Yep - it does. A node placed into Suspend or Maintenance mode is a coordinated, cluster-aware state, whereas a hard power-off is treated as an unexpected failure. Storage Spaces Direct adjusts its behavior accordingly.
When you put a node into maintenance, the cluster intentionally drains roles and pauses I/O on that node. Storage Spaces Direct also tries to ensure data safety by redirecting writes and, depending on policy and health, may repair or rebalance data so that active copies remain on other nodes. The node is still part of cluster membership (paused), so the system has full knowledge of its state and can make controlled decisions about data placement and quorum. Because of that coordination, it avoids counting the node as a sudden fault domain loss in the same way as a crash, and it will block or warn if entering maintenance would violate resiliency guarantees.

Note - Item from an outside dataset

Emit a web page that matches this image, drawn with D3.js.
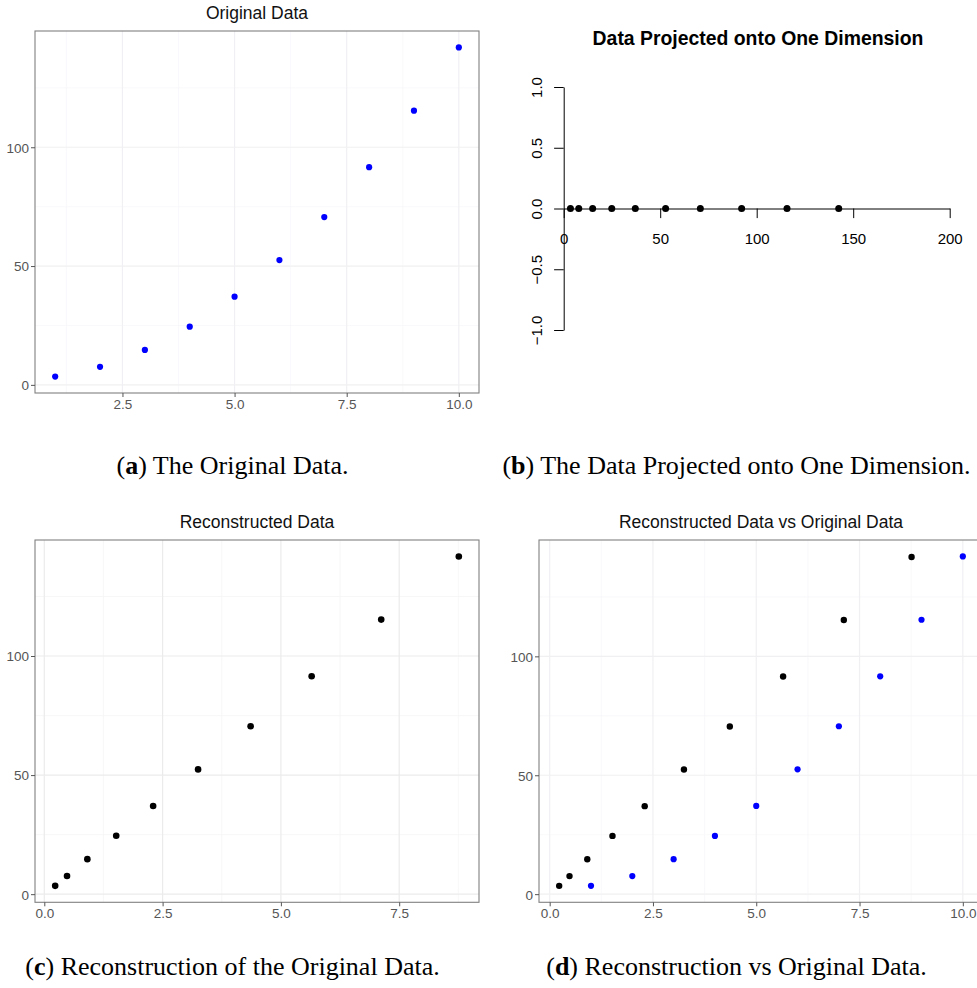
<!DOCTYPE html>
<html>
<head>
<meta charset="utf-8">
<script src="https://cdn.jsdelivr.net/npm/d3@7"></script>
<style>
  body { margin: 0; background: #fff; }
  svg { display: block; }
</style>
</head>
<body>
<svg id="fig" width="977" height="988"></svg>
<script>
// ---- data ----
const xOriginal = [1, 2, 3, 4, 5, 6, 7, 8, 9, 10];
const yOriginal = [3.5, 7.6, 14.7, 24.5, 37.1, 52.5, 70.6, 91.6, 115.4, 142.0];

// scores on the first principal direction
const projected = [3.5, 7.8, 15.0, 24.9, 37.1, 52.8, 70.8, 92.2, 115.7, 142.5];

// points mapped back into the original space
const xRecon = [0.23, 0.48, 0.91, 1.52, 2.30, 3.25, 4.36, 5.65, 7.12, 8.76];
const yRecon = [3.5, 7.6, 14.7, 24.5, 37.0, 52.4, 70.5, 91.5, 115.3, 141.8];

// ticks
const yTicks = [0, 50, 100];
const xTicksOriginal = [2.5, 5.0, 7.5, 10.0];
const xTicksRecon = [0.0, 2.5, 5.0, 7.5];
const xTicksBoth = [0.0, 2.5, 5.0, 7.5, 10.0];
const projXTicks = [0, 50, 100, 150, 200];
const projYTicks = [-1.0, -0.5, 0.0, 0.5, 1.0];

// titles and captions
const titles = ["Original Data", "Data Projected onto One Dimension",
                "Reconstructed Data", "Reconstructed Data vs Original Data"];
const captionTags = ["a", "b", "c", "d"];
const captionTexts = [" The Original Data.", " The Data Projected onto One Dimension.",
                      " Reconstruction of the Original Data.", " Reconstruction vs Original Data."];

const svg = d3.select("#fig");
const SANS = "'Liberation Sans', Arial, Helvetica, sans-serif";
const SERIF = "'Liberation Serif', 'Times New Roman', serif";

// ggplot-style continuous limits: data range padded by 5% on each side
function expanded(values) {
  const [lo, hi] = d3.extent(values);
  const pad = (hi - lo) * 0.05;
  return [lo - pad, hi + pad];
}

function minorBreaks(major, domain) {
  const step = major[1] - major[0];
  const out = [];
  for (let i = -1; i < major.length; i++) {
    const v = (i < 0 ? major[0] - step : major[i]) + step / 2;
    if (v >= domain[0] && v <= domain[1]) out.push(v);
  }
  return out;
}

// theme_bw-like scatter panel
function ggPanel(o) {
  const g = svg.append("g");
  const x = d3.scaleLinear().domain(o.xDomain).range([o.left, o.right]);
  const y = d3.scaleLinear().domain(o.yDomain).range([o.bottom, o.top]);

  // clip for the panel contents
  const clipId = "clip-" + o.id;
  svg.append("clipPath").attr("id", clipId)
    .append("rect").attr("x", o.left).attr("y", o.top)
    .attr("width", o.right - o.left).attr("height", o.bottom - o.top);
  const body = g.append("g").attr("clip-path", `url(#${clipId})`);

  const xMinor = minorBreaks(o.xTicks, o.xDomain);
  const yMinor = minorBreaks(o.yTicks, o.yDomain);

  body.selectAll(".xminor").data(xMinor).join("line")
    .attr("x1", d => x(d)).attr("x2", d => x(d))
    .attr("y1", o.top).attr("y2", o.bottom)
    .attr("stroke", o.minorColor).attr("stroke-width", 0.7);
  body.selectAll(".yminor").data(yMinor).join("line")
    .attr("y1", d => y(d)).attr("y2", d => y(d))
    .attr("x1", o.left).attr("x2", o.right)
    .attr("stroke", o.minorColor).attr("stroke-width", 0.7);
  body.selectAll(".xmajor").data(o.xTicks).join("line")
    .attr("x1", d => x(d)).attr("x2", d => x(d))
    .attr("y1", o.top).attr("y2", o.bottom)
    .attr("stroke", o.majorColor).attr("stroke-width", 1.2);
  body.selectAll(".ymajor").data(o.yTicks).join("line")
    .attr("y1", d => y(d)).attr("y2", d => y(d))
    .attr("x1", o.left).attr("x2", o.right)
    .attr("stroke", o.majorColor).attr("stroke-width", 1.2);

  o.series.forEach(s => {
    body.selectAll(null).data(d3.range(s.x.length)).join("circle")
      .attr("cx", i => x(s.x[i])).attr("cy", i => y(s.y[i]))
      .attr("r", s.r).attr("fill", s.color);
  });

  // panel border
  g.append("rect")
    .attr("x", o.left).attr("y", o.top)
    .attr("width", o.right - o.left).attr("height", o.bottom - o.top)
    .attr("fill", "none").attr("stroke", "#808080").attr("stroke-width", 1.1);

  // axes
  const xAxis = d3.axisBottom(x).tickValues(o.xTicks).tickSize(4).tickSizeOuter(0)
    .tickFormat(d3.format(".1f"));
  const yAxis = d3.axisLeft(y).tickValues(o.yTicks).tickSize(4).tickSizeOuter(0)
    .tickFormat(d3.format("d"));

  const ga = g.append("g").attr("transform", `translate(0,${o.bottom})`).call(xAxis);
  const gb = g.append("g").attr("transform", `translate(${o.left},0)`).call(yAxis);
  [ga, gb].forEach(a => {
    a.select(".domain").remove();
    a.selectAll(".tick line").attr("stroke", "#555");
    a.selectAll(".tick text").attr("fill", "#555")
      .style("font-family", SANS).style("font-size", "13.5px");
  });
  ga.selectAll(".tick text").attr("y", 16).attr("dy", 0);
  gb.selectAll(".tick text").attr("x", -6).attr("dy", "0.36em");

  g.append("text")
    .attr("x", (o.left + o.right) / 2).attr("y", o.titleY)
    .attr("text-anchor", "middle")
    .style("font-family", SANS).style("font-size", "17.5px").attr("fill", "#111")
    .text(o.title);
}

// (a) original data
ggPanel({
  id: "a", left: 35, right: 479, top: 31, bottom: 393, titleY: 18.5,
  xDomain: expanded(xOriginal), yDomain: expanded(yOriginal),
  xTicks: xTicksOriginal, yTicks: yTicks,
  majorColor: "#f0f0f2", minorColor: "#f7f7f9",
  title: titles[0],
  series: [{ x: xOriginal, y: yOriginal, color: "#0000ff", r: 3.1 }]
});

// (c) reconstruction
ggPanel({
  id: "c", left: 35, right: 479, top: 540, bottom: 902.3, titleY: 528,
  xDomain: expanded(xRecon), yDomain: expanded(yRecon),
  xTicks: xTicksRecon, yTicks: yTicks,
  majorColor: "#ebebeb", minorColor: "#f3f3f3",
  title: titles[2],
  series: [{ x: xRecon, y: yRecon, color: "#000", r: 3.3 }]
});

// (d) reconstruction and original together
ggPanel({
  id: "d", left: 539, right: 983, top: 540, bottom: 902.3, titleY: 528,
  xDomain: expanded(xRecon.concat(xOriginal)), yDomain: expanded(yRecon.concat(yOriginal)),
  xTicks: xTicksBoth, yTicks: yTicks,
  majorColor: "#f0f0f2", minorColor: "#f7f7f9",
  title: titles[3],
  series: [
    { x: xRecon, y: yRecon, color: "#000", r: 3.2 },
    { x: xOriginal, y: yOriginal, color: "#0000ff", r: 3.1 }
  ]
});

// (b) base-graphics style 1-D projection with axes through the origin
(function () {
  const g = svg.append("g");
  const x = d3.scaleLinear().domain([0, 200]).range([563.7, 949.7]);
  const y = d3.scaleLinear().domain([-1, 1]).range([330, 87]);

  const xa = g.append("g").attr("transform", `translate(0,${y(0)})`)
    .call(d3.axisBottom(x).tickValues(projXTicks).tickSize(9.6).tickSizeOuter(0));
  const ya = g.append("g").attr("transform", `translate(${x(0)},0)`)
    .call(d3.axisLeft(y).tickValues(projYTicks).tickSize(9.6).tickSizeOuter(0)
      .tickFormat(d3.format(".1f")));

  [xa, ya].forEach(a => {
    a.select(".domain").attr("stroke", "#000").attr("stroke-width", 1);
    a.selectAll(".tick line").attr("stroke", "#000").attr("stroke-width", 1);
    a.selectAll(".tick text").attr("fill", "#000")
      .style("font-family", SANS).style("font-size", "15px");
  });
  xa.selectAll(".tick text").attr("y", 35.5).attr("dy", 0);
  ya.selectAll(".tick text")
    .attr("x", 0).attr("y", -21.5).attr("dy", 0)
    .attr("text-anchor", "middle")
    .attr("transform", "rotate(-90)");

  g.selectAll("circle").data(projected).join("circle")
    .attr("cx", d => x(d)).attr("cy", y(0)).attr("r", 3.5).attr("fill", "#000");

  g.append("text")
    .attr("x", 758).attr("y", 45).attr("text-anchor", "middle")
    .style("font-family", SANS).style("font-size", "19.4px").style("font-weight", "bold")
    .attr("fill", "#000")
    .text(titles[1]);
})();

// sub-figure captions
const capPos = [[232.5, 474], [736.5, 474], [232.5, 975], [736.5, 975]];
capPos.forEach(([cx, cy], i) => {
  const t = svg.append("text")
    .attr("x", cx).attr("y", cy).attr("text-anchor", "middle")
    .style("font-family", SERIF).style("font-size", "26px").attr("fill", "#000");
  t.append("tspan").text("(");
  t.append("tspan").style("font-weight", "bold").text(captionTags[i]);
  t.append("tspan").text(")" + captionTexts[i]);
});
</script>
</body>
</html>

With a hard power-off, the node disappears abruptly. The cluster immediately treats it as a fault domain loss. Storage Spaces Direct must assume any data on that node is unavailable and falls back to remaining replicas or parity. This directly impacts write quorum and resiliency calculations because the system now has fewer available copies, and it may restrict writes if the remaining redundancy is insufficient to meet the volume’s resiliency policy.
In practice, maintenance mode is designed to preserve write availability by ensuring enough healthy copies remain before and during the operation, while a power-off can transiently reduce the number of accessible copies and therefore more aggressively affect write quorum decisions.